DSP project 01 - Document classification using Naive Bayes: Given the huge text data-sets this project tries to classify them into certain labels, namely (MCAT,CCAT,GCAT,ECAT). The data is from the Reuters' corpus, with having number of documents in about a million records. The primary task of this assignment is to train a Naive-Bayes model for classifying the documents into different lables and check the accuracy on a new testing dataset from the similar domain. The classification is done in step-wise manner, which is as listed below:
- Pre-processing: Remove all the punctuation marks and special characters. Also remove stopwords.

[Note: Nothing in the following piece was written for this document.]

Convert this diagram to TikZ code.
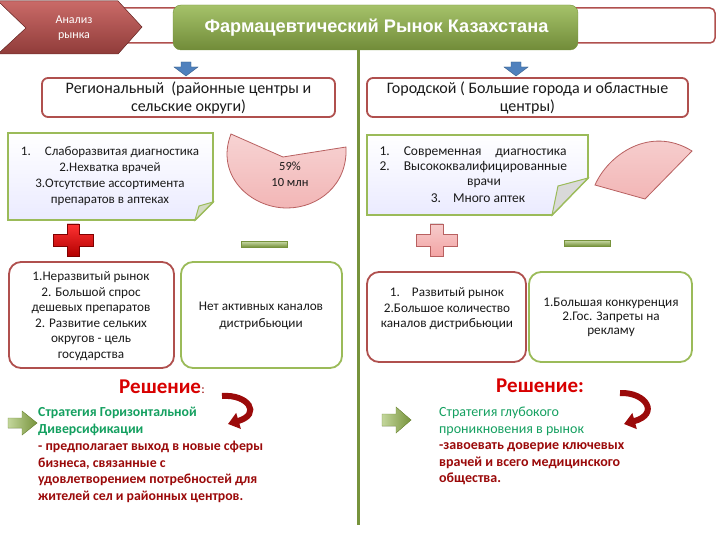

The stopwords are take from the Stanford stop-words library. Reference: https://github.com/stanfordnlp/CoreNLP/blob/master/data/edu/stanford/nlp/patterns/surface/stopwords.txt
- Data Fixes: For one text document, there can be multiple lables in the corpus. So, it is needed to be resolved by creating a duplicate text document and assign each of them a single lable.
- Creating Priors and Data-Dictionary: As the naive-bayes requires document prior (P(cj)) and the word priors (P(wi/cj) is the probability of the word i in the document j), the cleaned data is converted into an RDD of words and counts/probabilities for creating data-dictionary. The document prior is calculated based on the number of lables of each set in the corpus.
- Calculate Naive Bayes : It is fairly simple to calculate naive-bayes from given priors, but due to avoid underflow the probabilities are converted into log-probabilities.
- Accuracy: The predicted outputs are compared to the actual lables in terms of small and very small datasets to find accuracy of it.
#CodeBase:
There are two branches of the codes:
-
master: Which contains codes created-updated by Maulik and Aishwarya. How to run: $SPARK_HOME/bin/spark-submit /gru/p1/run.py Bugs : The large dataset runs crashes on small machines. The parameter for the data-set is hardcoded and should be converted to command-line argument.
-
test-1 : Which contains codes created-updated by Raunak and Aishwarya. How to run:
python3 naive_bayes.py <train_url_location> <test_url_location> <dataset_size> <1> Further Informamtion: The following code preprocess the text and lables set for the large/small/vsmall sets. It stores it under -
X_train_clean.txt, y_train_clean.txt, X_train_clean.txt and y_test_clean.txt (Optional)
in the same folder where it is called. It will automatically collect the data and create these four files
#Contributors: Maulik - Implementation of the Naive-Bayes and accuracy matrix, one separate Implementation of algorithm, documentation. Raunak - Implementation of pre-processing and data-cleaning. Also, one separate implementation of the whole algorithm, documentation Aishwarya - data-dictionary creation, Code Optimization, documentation.
#Results: The working model has acheived an accuracy of 92%.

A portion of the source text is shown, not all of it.